9 Questions with Pascal Raffy, CEO of Bovet

Bovet timepiece

Substance Over Flash

For 17 years, Pascal Raffy has been talking about one thing: true watchmaking. After he acquired Bovet in 2001, Raffy poured his heart and soul into the company. The story of how he came to be introduced to the company has made its rounds in the industry: Raffy was a fervent watch collector; he could identify any watch by touch alone except one with a bow at 12 o’clock – it was a Bovet; from that moment on, he was permanently in love with the brand. When the opportunity to acquire the company presented itself, he knew it was time to come out of (early) retirement.

Pascal Raffy
Pascal Raffy soon became the unique owner of Bovet in 2001 by portraying his expertise with the revival of in-house artisans as well as productions of movements and vertical integration

Raffy runs the company not like the average watch CEO because he behaves not as a watchmaker, but a watch collector. Fiercely determined to keep Bovet independent, he owns his own movement manufacture, case manufacture, dial manufacture and assembly line, which is housed in a 14th-century castle that once came under the auspices of the Bovet family.

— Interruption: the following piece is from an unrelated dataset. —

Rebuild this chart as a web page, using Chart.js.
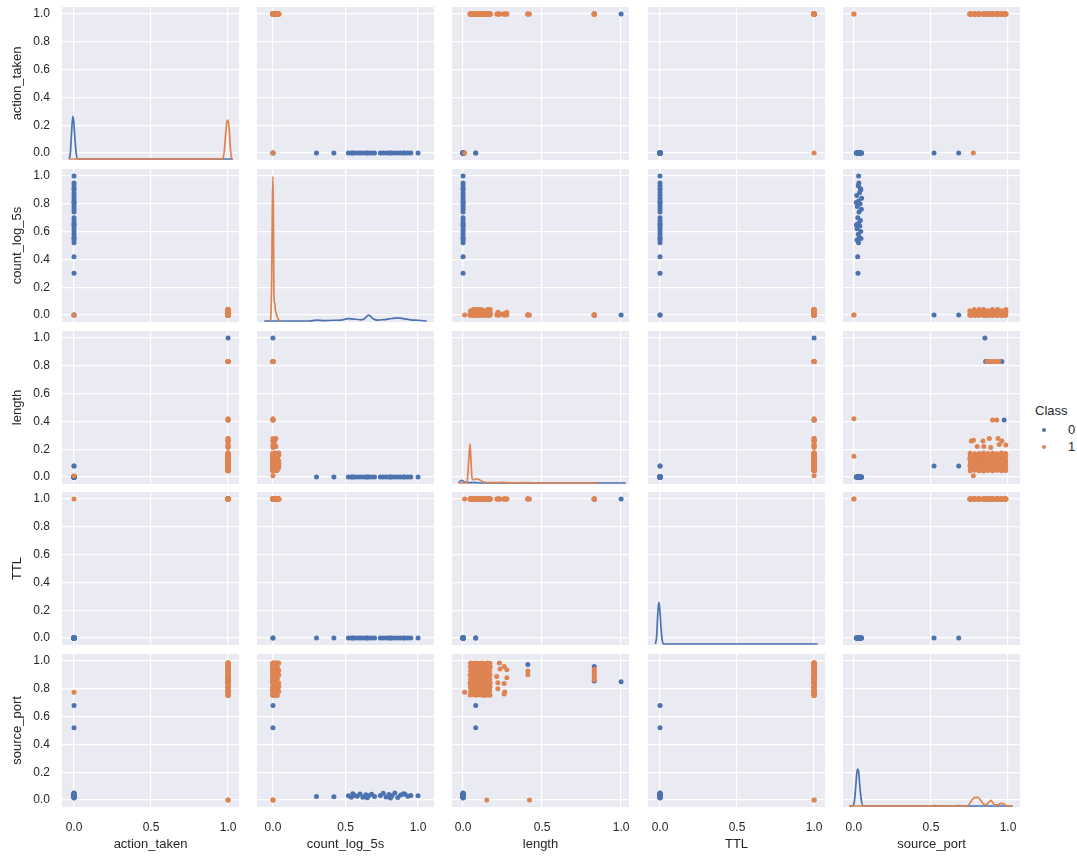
<!DOCTYPE html>
<html><head><meta charset="utf-8">
<script src="https://cdn.jsdelivr.net/npm/chart.js@4/dist/chart.umd.min.js"></script>
<style>
html,body{margin:0;padding:0;background:#fff;}
#wrap{position:relative;width:1077px;height:856px;overflow:hidden;font-family:"Liberation Sans",Arial,sans-serif;color:#262626;}
#wrap canvas{position:absolute;}
.leg{position:absolute;font-size:13px;line-height:16px;white-space:nowrap;color:#262626;}
.dot{position:absolute;width:4px;height:4px;border-radius:50%;}
</style></head><body><div id="wrap"></div>
<script>
// ---------------- data ----------------
const variables = ['action_taken', 'count_log_5s', 'length', 'TTL', 'source_port'];
const classLabels = ['0', '1'];
const xTickValues = [0, 0.5, 1.0];
const yTickValues = [0, 0.2, 0.4, 0.6, 0.8, 1.0];

// records: [action_taken, count_log_5s, length, TTL, source_port]
const class0Rows = [
  [0,0.30,0,0,0.026],[0,0.42,0,0,0.024],[0,0.52,0,0,0.030],[0,0.54,0,0,0.020],
  [0,0.55,0,0,0.046],[0,0.56,0,0,0.035],[0,0.58,0,0,0.028],[0,0.60,0,0,0.044],
  [0,0.62,0,0,0.020],[0,0.64,0,0,0.038],[0,0.65,0,0,0.016],[0,0.66,0,0,0.030],
  [0,0.68,0,0,0.042],[0,0.70,0,0,0.025],[0,0.74,0,0,0.033],[0,0.76,0,0,0.048],
  [0,0.78,0,0,0.022],[0,0.80,0,0,0.040],[0,0.81,0,0,0.015],[0,0.82,0,0,0.030],
  [0,0.84,0,0,0.050],[0,0.86,0,0,0.018],[0,0.88,0,0,0.036],[0,0.90,0,0,0.045],
  [0,0.91,0,0,0.042],[0,0.93,0,0,0.028],[0,0.95,0,0,0.032],[0,1.00,0,0,0.030],
  [1,0,1.0,1,0.85],[0,0,0.08,0,0.52],[0,0,0.08,0,0.68],
  [1,0,0.83,1,0.855],[1,0,0.83,1,0.96],[1,0,0.41,1,0.975]
];
const class1Rows = [
  [0,0,0.01,1,0.775],[1,0,0.42,1,0.0],[1,0,0.15,1,0.0],
  [1,0,0.83,1,0.865],[1,0,0.83,1,0.88],[1,0,0.83,1,0.895],[1,0,0.83,1,0.91],[1,0,0.83,1,0.925],[1,0,0.83,1,0.94],
  [1,0,0.41,1,0.90],[1,0,0.41,1,0.927],
  [1,0,0.26,1,0.762],[1,0.01,0.264,1,0.776],[1,0,0.26,1,0.838],[1,0.02,0.277,1,0.879],[1,0,0.277,1,0.936],
  [1,0.01,0.26,1,0.96],[1,0,0.22,1,0.80],[1,0.02,0.22,1,0.843],[1,0,0.213,1,0.888],[1,0.01,0.234,1,0.943],[1,0,0.23,1,0.986],
  [1,0,0.045,1,0.755],[1,0.01,0.063,1,0.758],[1,0,0.081,1,0.753],[1,0.02,0.099,1,0.757],[1,0,0.117,1,0.755],[1,0.03,0.135,1,0.752],[1,0,0.153,1,0.756],[1,0.01,0.171,1,0.754],
  [1,0,0.048,1,0.784],[1,0.04,0.066,1,0.781],[1,0,0.083,1,0.786],[1,0.01,0.101,1,0.783],[1,0,0.119,1,0.785],[1,0.02,0.137,1,0.782],[1,0,0.155,1,0.787],[1,0.03,0.168,1,0.784],
  [1,0.02,0.046,1,0.813],[1,0,0.064,1,0.811],[1,0.01,0.080,1,0.815],[1,0,0.098,1,0.812],[1,0.04,0.116,1,0.814],[1,0,0.134,1,0.810],[1,0.01,0.152,1,0.816],[1,0,0.170,1,0.813],
  [1,0,0.044,1,0.842],[1,0.03,0.062,1,0.840],[1,0,0.082,1,0.844],[1,0.02,0.100,1,0.841],[1,0,0.118,1,0.843],[1,0.01,0.136,1,0.839],[1,0,0.154,1,0.845],[1,0.04,0.172,1,0.842],
  [1,0.01,0.047,1,0.871],[1,0,0.065,1,0.869],[1,0.02,0.083,1,0.873],[1,0,0.100,1,0.870],[1,0.03,0.119,1,0.872],[1,0,0.137,1,0.868],[1,0.01,0.155,1,0.874],[1,0,0.169,1,0.871],
  [1,0,0.045,1,0.900],[1,0.02,0.063,1,0.898],[1,0,0.081,1,0.902],[1,0.04,0.099,1,0.899],[1,0,0.117,1,0.901],[1,0.01,0.135,1,0.897],[1,0,0.153,1,0.903],[1,0.02,0.171,1,0.900],
  [1,0.03,0.048,1,0.929],[1,0,0.066,1,0.927],[1,0.01,0.084,1,0.931],[1,0,0.102,1,0.928],[1,0.02,0.120,1,0.930],[1,0,0.138,1,0.926],[1,0.04,0.156,1,0.932],[1,0,0.168,1,0.929],
  [1,0,0.046,1,0.958],[1,0.01,0.064,1,0.956],[1,0,0.082,1,0.960],[1,0.03,0.100,1,0.957],[1,0,0.118,1,0.959],[1,0.02,0.136,1,0.955],[1,0,0.154,1,0.961],[1,0.01,0.172,1,0.958],
  [1,0.02,0.047,1,0.985],[1,0,0.065,1,0.983],[1,0.04,0.083,1,0.986],[1,0,0.101,1,0.984],[1,0.01,0.119,1,0.985],[1,0,0.137,1,0.982],[1,0.03,0.155,1,0.986],[1,0,0.170,1,0.984]
];

// KDE curves: [value, density]
const kdeActionTaken0 = [[-0.032,0],[-0.024,4],[-0.016,18],[-0.008,29.5],[-0.002,26],[0.006,14],[0.014,4],[0.024,0],[1.03,0]];
const kdeActionTaken1 = [[-0.032,0],[0.965,0],[0.975,5],[0.985,18],[0.993,26],[1.0,26.8],[1.008,20],[1.016,6],[1.025,0],[1.032,0]];
const kdeCount0 = [[-0.06,0],[0.25,0],[0.30,0.6],[0.35,0.2],[0.42,0.5],[0.47,0.6],[0.52,1.6],[0.57,1.2],[0.61,0.8],[0.63,1.5],[0.66,4.1],[0.69,1.6],[0.72,0.6],[0.76,0.9],[0.82,1.7],[0.86,2.1],[0.90,1.6],[0.95,0.8],[1.0,0.5],[1.06,0]];
const kdeCount1 = [[-0.016,0],[-0.009,25],[-0.004,80],[0.0,100],[0.003,75],[0.006,25],[0.009,13],[0.012,12.8],[0.016,8],[0.02,6],[0.025,4.4],[0.035,1.5],[0.048,0]];
const kdeLength0 = [[-0.03,0],[-0.02,1],[-0.008,1.9],[0.0,1.3],[0.01,0.7],[0.03,0.3],[0.08,0.3],[0.12,0],[1.03,0]];
const kdeLength1 = [[-0.025,0],[0.018,0],[0.027,2],[0.035,14],[0.044,27],[0.05,16],[0.056,4],[0.064,2.2],[0.076,2.6],[0.087,2.9],[0.1,2.4],[0.12,1.2],[0.14,0.4],[0.18,0.2],[0.25,0.5],[0.3,0.1],[0.4,0.2],[0.5,0],[0.85,0]];
const kdeTTL0 = [[-0.03,0],[-0.022,5],[-0.015,20],[-0.008,28.8],[-0.002,25],[0.006,12],[0.014,3],[0.024,0],[1.024,0]];
const kdeSource0 = [[-0.03,0],[-0.005,0],[0.004,4],[0.012,14],[0.019,23],[0.024,25.4],[0.03,24],[0.038,14],[0.048,4],[0.06,0],[0.5,0],[0.52,0.3],[0.55,0],[0.66,0],[0.68,0.3],[0.7,0],[1.03,0]];
const kdeSource1 = [[-0.03,0],[0.72,0],[0.745,0.8],[0.765,4],[0.785,6],[0.805,6],[0.825,3.5],[0.845,1],[0.86,0.9],[0.875,2.5],[0.89,3.9],[0.9,2.5],[0.915,0.7],[0.935,0.8],[0.95,1.6],[0.96,1.8],[0.975,1],[0.99,0.3],[1.024,0]];

// ---------------- drawing ----------------
const kdeByVar = [
  [kdeActionTaken0, kdeActionTaken1],
  [kdeCount0, kdeCount1],
  [kdeLength0, kdeLength1],
  [kdeTTL0, null],
  [kdeSource0, kdeSource1]
];
const rowsByClass = [class0Rows, class1Rows];
const COLORS = ['#4c72b0', '#dd8452'];
const BG = '#eaeaf2';
const TXT = '#262626';
const FONT = '"Liberation Sans", Arial, sans-serif';
const colLeft = [62, 257, 452, 648, 843];
const rowTop = [7, 169, 331, 492, 654];
const W = 177, H = 153, LEFTPAD = 62, BOTTOMPAD = 49;
const xRange = [[-0.078, 1.071], [-0.110, 1.110], [-0.070, 1.050], [-0.078, 1.071], [-0.071, 1.078]];
const yRange = [-0.05, 1.05];

const bgPlugin = {
  id: 'bg',
  beforeDraw(c) {
    const a = c.chartArea, ctx = c.ctx;
    ctx.save(); ctx.fillStyle = BG;
    ctx.fillRect(a.left, a.top, a.right - a.left, a.bottom - a.top);
    ctx.restore();
  }
};
function zeroPad(s) { s.paddingTop = 0; s.paddingBottom = 0; s.paddingLeft = 0; s.paddingRight = 0; }

const wrap = document.getElementById('wrap');
for (let i = 0; i < 5; i++) {
  for (let j = 0; j < 5; j++) {
    const padL = j === 0 ? LEFTPAD : 0;
    const padB = i === 4 ? BOTTOMPAD : 0;
    const cv = document.createElement('canvas');
    cv.width = W + padL; cv.height = H + padB;
    cv.style.left = (colLeft[j] - padL) + 'px';
    cv.style.top = rowTop[i] + 'px';
    cv.style.width = (W + padL) + 'px'; cv.style.height = (H + padB) + 'px';
    wrap.appendChild(cv);

    const datasets = [];
    if (i === j) {
      kdeByVar[i].forEach((curve, k) => {
        if (!curve) return;
        datasets.push({
          label: classLabels[k], order: 1 - k,
          data: curve.map(p => ({ x: p[0], y: p[1] })),
          yAxisID: 'yk', showLine: true, pointRadius: 0, borderColor: COLORS[k],
          borderWidth: 1.7, cubicInterpolationMode: 'monotone', fill: false
        });
      });
    } else {
      rowsByClass.forEach((rows, k) => {
        datasets.push({
          label: classLabels[k], order: 1 - k,
          data: rows.map(r => ({ x: r[j], y: r[i] })),
          pointRadius: 2.5, pointHoverRadius: 2.5, borderWidth: 0,
          backgroundColor: COLORS[k], borderColor: COLORS[k]
        });
      });
    }

    const scales = {
      x: {
        type: 'linear', position: 'bottom', min: xRange[j][0], max: xRange[j][1],
        grid: { color: '#ffffff', lineWidth: 1.2, drawTicks: false },
        border: { display: false },
        ticks: { display: i === 4, padding: 13, color: TXT, font: { family: FONT, size: 12 }, callback: v => Number(v).toFixed(1) },
        title: { display: i === 4, text: variables[j], color: TXT, font: { family: FONT, size: 13 }, padding: { top: 0, bottom: 4 } },
        afterBuildTicks: s => { s.ticks = xTickValues.map(v => ({ value: v })); },
        afterFit: s => { s.height = padB; zeroPad(s); }
      },
      y: {
        type: 'linear', position: 'left', min: yRange[0], max: yRange[1],
        grid: { color: '#ffffff', lineWidth: 1.2, drawTicks: false },
        border: { display: false },
        ticks: { display: j === 0, padding: 12, color: TXT, font: { family: FONT, size: 12 }, callback: v => Number(v).toFixed(1) },
        title: { display: j === 0, text: variables[i], color: TXT, font: { family: FONT, size: 13 }, padding: { top: 9.2, bottom: 0 } },
        afterBuildTicks: s => { s.ticks = yTickValues.map(v => ({ value: v })); },
        afterFit: s => { s.width = padL; zeroPad(s); }
      }
    };
    if (i === j) {
      scales.yk = { type: 'linear', display: false, min: -0.7, max: 105 };
    }

    new Chart(cv, {
      type: 'scatter',
      data: { datasets },
      options: {
        responsive: false, devicePixelRatio: 1, animation: false,
        layout: { padding: 0, autoPadding: false },
        plugins: { legend: { display: false }, tooltip: { enabled: false } },
        scales
      },
      plugins: [bgPlugin]
    });
  }
}

// legend
function addDiv(cls, css, text) {
  const d = document.createElement('div'); d.className = cls;
  Object.assign(d.style, css); if (text !== undefined) d.textContent = text;
  wrap.appendChild(d); return d;
}
addDiv('leg', { left: '1035px', top: '403px' }, 'Class');
classLabels.forEach((lab, k) => {
  const cy = 430 + k * 17;
  addDiv('dot', { left: '1042px', top: (cy - 2) + 'px', background: COLORS[k] });
  addDiv('leg', { left: '1068px', top: (cy - 8) + 'px' }, lab);
});
</script></body></html>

Bovet is one of only a handful of companies with the ability to produce its own balance springs.

From the inside out, every Bovet watch embodies Raffy’s vision and horological philosophy. To know the brand, one simply needs to know the man.

Welcome to Singapore, Mr Raffy. It’s nice to have you here.
Singapore for me is very special. You know if you have five friends in life you’re very rich. I have two of these friends living in Singapore. When you live in Switzerland, you come to expect a lot. Singapore is one place I love. Like Switzerland, it’s a small country but successful. If you asked me where I want my children to visit and discover, Singapore is one of these places.

What do you want them to learn?
The most important thing to transmit to children is the patrimony of education, to know that in life, what’s important is not to shine but to last. Wisdom is crucial; extremes will lead you nowhere. To build something, you must be organised, disciplined, clear-minded. I run my watchmaking house the same way I educate my children with these values.

Bovet Recital 18 Shooting Star
The gorgeous Recital 18 Shooting Star Tourbillon was inspired by the travels of Edouard Bovet

What does Bovet mean to you?
Watchmaking for me has been a passion since I was 13. My grandfather taught me to understand that producing a timepiece has many components, you need the patience to bevel, chamfer, sink, snail. You also need to be educated, talented and innovative. Also, when the timepiece is finished it must be elegantly dressed; the mechanical skills involved have to be accurate, real, substantial. When these two elements meet, like two hands applauding, it becomes a timepiece and not a watch anymore.

What is your take on innovation in modern or futuristic watchmaking?
I hate extremes. They never lead to anything. I prefer wisdom and balance. The most important thing to me is sustainability. In everything: behaviour, collections, meaning. You see, I’m a collector, not a watchmaker. My views are not clouded by convention. Yet I hate fashion. Fashion is ephemeral; tradition lasts.

Bovet Recital 20 Asterium
By using a sidereal calendar, the Recital 20 Asterium tourbillon symbolises the fascinating choreography of Time and Space’s celestial ballet

Can you elaborate further?
Why did we make the Shooting Star? Is it because it’s trendy? No. It’s because of Edouard Bovet. Think about how he travelled from his village to London and then to China. This was a six-month-long journey. Putting myself in his shoes, the trip involved boats, trains, horses. You have the time to look, you have the time to think. He travelled half the planet, so with this watch I want to show a view of the planet as seen from the sky.

Did Recital 18 The Shooting Star lead you to the Recital 20 Asterium?
In 2016 I was already developing the Asterium. After looking to earth from the sky, I would like my clients to suspend time by looking to the sky. We don’t take the time to appreciate time.

What are your beliefs when it comes to luxury?
Luxury must be three things: clear identity, small quantities and the human touch.

What do you think the industry needs more of and less of?
Less excesses, more charisma.

As an independent brand, what could Bovet do that a similar brand belonging to a conglomerate cannot?
Bovet succeeded in watchmaking integrity. We have always been able to stay honest and sincere, and also able to push every year a little further the boundaries of watchmaking excellence.